I have no idea how you are coming up with these. Yo are assuming someone willgo to the station just to fill up.
If the station is on route to where they go (commute route), then detour is much less. the usual wait times is similar to a supercharegr session with no wait.

Many station only operate till 10 p.m. Check the station status. the San Jose station is located at intersection of two freeways, so most people can fill up there without much detour.
i heard that since Iwatani, the Japanese company, took over Linde stations , they are doing a good job managing the crisis. It's almost liek full service H2 fill ups.

What exactly are FCVs accomplishing in 2019? Are they pushing renewables? No. Are they pushing more H2 (beyond a rounding error)? No. Do we need A LOT of both before FCVs make any sense? Yes. Hydrogen tech can progress just fine w/o FCVs because... once again... there's already a robust H2 industry.

When we're making ~10B kg/yr of clean H2 from surplus solar or wind FCVs will make sense. A plug-in FCV would be ~90% less absurd but a full H2 FCV in 2019 is a complete waste of $$$.

Your question is already answered in the diagram I posted. Establishing the market. Good FCEVs won't just drop from the sky when cheap hydrogen appears. It's a slow innovation process.
Plus, FCEVs are fighting the FUD from #H2Q gang, with Elon Musk as the H2Q gang leader. :)
Imagine 10 years from now. Team H2Q tries to find pictures of hydrogen cars exploding. Today they can get some traction with the FUD.
If FCEVs work out ok, 10 year later, they will be laughed at when they bring up such same FUD.
The car makers are also testing out the tech and refining the cars, as you see in the progress they are making. Getting ready for the future.
If you don't understand the value of these steps, it's fine.

So let me clarify my stance so some of you don't try to convince me of things that I already agree with.
1. FCEV owners are unhappy with fuel shortage. I agree.

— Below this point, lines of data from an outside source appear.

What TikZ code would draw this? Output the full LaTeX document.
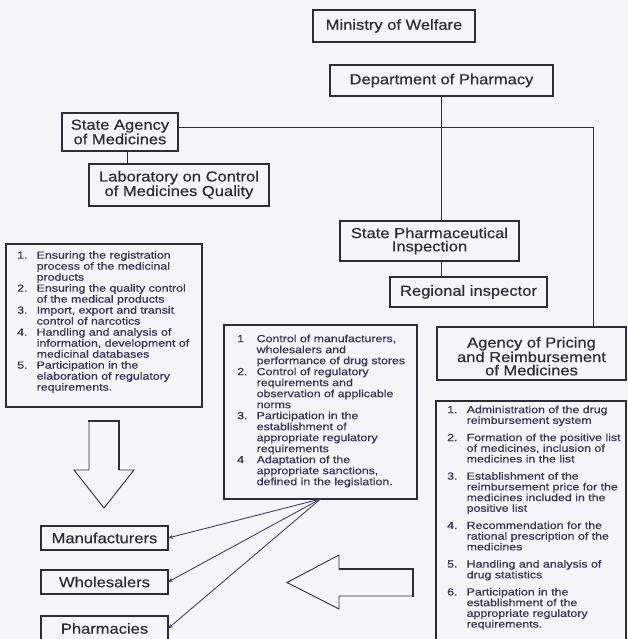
\documentclass[tikz,border=0pt]{standalone}
\usepackage{fontspec}
\setmainfont{Liberation Sans}
\newfontfamily\labelfont{Liberation Sans}[FakeStretch=1.14,FakeBold=0.5]
\newfontfamily\listfont{Liberation Sans}[FakeStretch=1.2,FakeBold=0.7]
\usetikzlibrary{arrows.meta}

\definecolor{paper}{RGB}{245,245,250}
\definecolor{ink}{RGB}{45,45,55}
\definecolor{listink}{RGB}{60,50,95}
\definecolor{fanink}{RGB}{70,60,120}

% hanging numbers for the task lists
\newcommand\numitem[1]{\makebox[19.5pt][l]{#1}}
\newcommand\contline{\hspace*{19.5pt}}

\tikzset{
  unitbox/.style={draw=ink, line width=1.2pt, inner sep=0pt, outer sep=0pt,
    align=center, text=ink, font=\labelfont\fontsize{14.5}{13.3}\selectfont},
  listbox/.style={draw=ink, line width=1.2pt, inner sep=0pt, outer sep=0pt},
  listtext/.style={inner sep=0pt, anchor=north west, align=left, text=listink,
    font=\listfont\fontsize{10.3}{11}\selectfont},
  link/.style={draw=ink, line width=1pt},
  fan/.style={draw=fanink, line width=0.9pt, -{Stealth[length=5pt,width=4pt]}},
  bigarrow/.style={draw=ink, line width=0.9pt, line join=miter},
  shadeedge/.style={draw=ink, line width=2.6pt, line cap=rect}
}

\begin{document}
\begin{tikzpicture}[x=1pt,y=-1pt]
\path[use as bounding box, fill=paper] (0,0) rectangle (628,639);
\clip (0,0) rectangle (628,639);

% organisational units
\node[unitbox, minimum width=162pt, minimum height=32pt] (min) at (394,26) {Ministry of Welfare};
\node[unitbox, minimum width=223pt, minimum height=31pt] (dept) at (441.5,80.5) {Department of Pharmacy};
\node[unitbox, minimum width=116pt, minimum height=38pt] (sam) at (120,132) {State Agency\\of Medicines};
\node[unitbox, minimum width=180pt, minimum height=42pt] (lab) at (179,185) {Laboratory on Control\\of Medicines Quality};
\node[unitbox, minimum width=179pt, minimum height=40pt] (spi) at (429.5,241) {State Pharmaceutical\\Inspection};
\node[unitbox, minimum width=157pt, minimum height=30pt] (reg) at (468.5,292) {Regional inspector};
\node[unitbox, minimum width=189pt, minimum height=53pt] (apr) at (531.5,353.5) {\rule{0pt}{16pt}Agency of Pricing\\and Reimbursement\\of Medicines};

\node[unitbox, minimum width=127pt, minimum height=24pt] (man) at (104.5,538) {Manufacturers};
\node[unitbox, minimum width=127pt, minimum height=24pt] (who) at (104.5,582) {Wholesalers};
\node[unitbox, minimum width=127pt, minimum height=25pt] (pha) at (104.5,628.5) {Pharmacies};

% hierarchy lines
\coordinate (rcorner) at (593,128);
\coordinate (labjoin) at (127,0);
\draw[link] (dept.south) -- (dept.south |- spi.north);
\draw[link] (spi.south -| dept.south) -- (reg.north -| dept.south);
\draw[link] ([yshift=4pt]sam.east) -- (rcorner) -- (rcorner |- apr.north);
\draw[link] (sam.south -| labjoin) -- (lab.north -| labjoin);

% task lists
\node[listbox, minimum width=196pt, minimum height=163pt] (leftlist) at (104,325.5) {};
\node[listtext] (lefttasks) at (17,251) {%
\numitem{1.}Ensuring the registration\\
\contline process of the medicinal\\
\contline products\\
\numitem{2.}Ensuring the quality control\\
\contline of the medical products\\
\numitem{3.}Import, export and transit\\
\contline control of narcotics\\
\numitem{4.}Handling and analysis of\\
\contline information, development of\\
\contline medicinal databases\\
\numitem{5.}Participation in the\\
\contline elaboration of regulatory\\
\contline requirements.};

\node[listbox, minimum width=193pt, minimum height=174pt] (midlist) at (320.5,412) {};
\node[listtext] (midtasks) at (237,334.5) {%
\numitem{1}Control of manufacturers,\\
\contline wholesalers and\\
\contline performance of drug stores\\
\numitem{2.}Control of regulatory\\
\contline requirements and\\
\contline observation of applicable\\
\contline norms\\
\numitem{3.}Participation in the\\
\contline establishment of\\
\contline appropriate regulatory\\
\contline requirements\\
\numitem{4}Adaptation of the\\
\contline appropriate sanctions,\\
\contline defined in the legislation.};

\node[listbox, minimum width=190pt, minimum height=244pt] (rightlist) at (531,523) {};
\node[listtext, font=\listfont\fontsize{10.3}{10.7}\selectfont] (righttasks) at (447,405.5) {%
\numitem{1.}Administration of the drug\\
\contline reimbursement system\\[6.5pt]
\numitem{2.}Formation of the positive list\\
\contline of medicines, inclusion of\\
\contline medicines in the list\\[6.5pt]
\numitem{3.}Establishment of the\\
\contline reimbursement price for the\\
\contline medicines included in the\\
\contline positive list\\[6.5pt]
\numitem{4.}Recommendation for the\\
\contline rational prescription of the\\
\contline medicines\\[6.5pt]
\numitem{5.}Handling and analysis of\\
\contline drug statistics\\[6.5pt]
\numitem{6.}Participation in the\\
\contline establishment of the\\
\contline appropriate regulatory\\
\contline requirements.};

% control links from the inspection tasks
\draw[fan] (midlist.south) -- (man.east);
\draw[fan] (midlist.south) -- (who.east);
\draw[fan] (midlist.south) -- (pha.east);

% hollow block arrow pointing down
\draw[bigarrow] (89,421) -- (119,421) -- (119,470) -- (134,470) -- (104,508)
  -- (74,470) -- (89,470) -- cycle;
\draw[shadeedge] (89,421) -- (119,421) -- (119,469);

% hollow block arrow pointing left
\draw[bigarrow] (413,569) -- (339,569) -- (339,555) -- (287,582.5) -- (339,609)
  -- (339,596) -- (413,596) -- cycle;
\draw[shadeedge] (340,569) -- (413,569) -- (413,596);
\end{tikzpicture}
\end{document}
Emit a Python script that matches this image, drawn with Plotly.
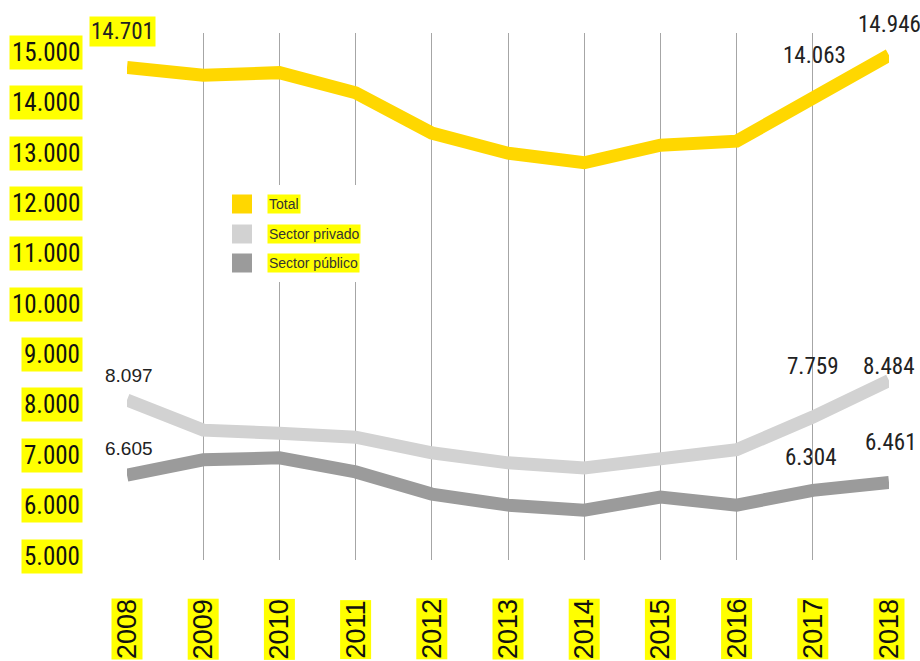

Who will be happy with this?
2. FCEV owners are unhappy with their cars and won't even take them for free with free fuel.
- Strongly disagree. Just see the facebook pages.
3. Plug-in FCEVs will solve some of the fuel related issues.
- Agree. But the tech is more complex. it may be the path that gets chosen. The flexibility is there.
4. No one in SF bay area (definition?) can drive their FCEVs for 3 month.
- Disagree. May be 25% of people gave up driving their cars. Rest 75% are just annoyed. Just do the math with the amount of hydrogen being dispensed from Mtn View, Campbell, San Jose, SanRamon and Palo Alto daily. You should be able to figure out the miles they are driving.

@ohmman, that forum never took off. I just checked the dates of its few posts. They are mostly couple years old..
For more active forums, check out the facebook pages. Some are closed groups, so can't get in without having a Toyota Mirai. Here is a pic from the public Mirai page, which is lot more active than the forum that was linked.
How did the author randmoly stumble upon a 2 year inactive thread, and why did he link to it?

Toyota Mirai - Owners page
mirai_owner.jpg
 
I have no idea how you are coming up with these. Yo are assuming someone willgo to the station just to fill up.

Your question is already answered in the diagram I posted. Establishing the market. Good FCEVs won't just drop from the sky when cheap hydrogen appears.

For most people in the SF area there is no functional H2 station between where they work and live.

'Good FCVs' are not the problem. Renewable H2 supply is the problem and there are already market forces to improve H2 supply without the need to waste $$$ on FCVs.

- Disagree. May be 25% of people gave up driving their cars. Rest 75% are just annoyed.

I assume that would mean 0% are satisfied? I guess that's progress toward reality.


Plus, FCEVs are fighting the FUD from #H2Q gang, with Elon Musk as the H2Q gang leader. :)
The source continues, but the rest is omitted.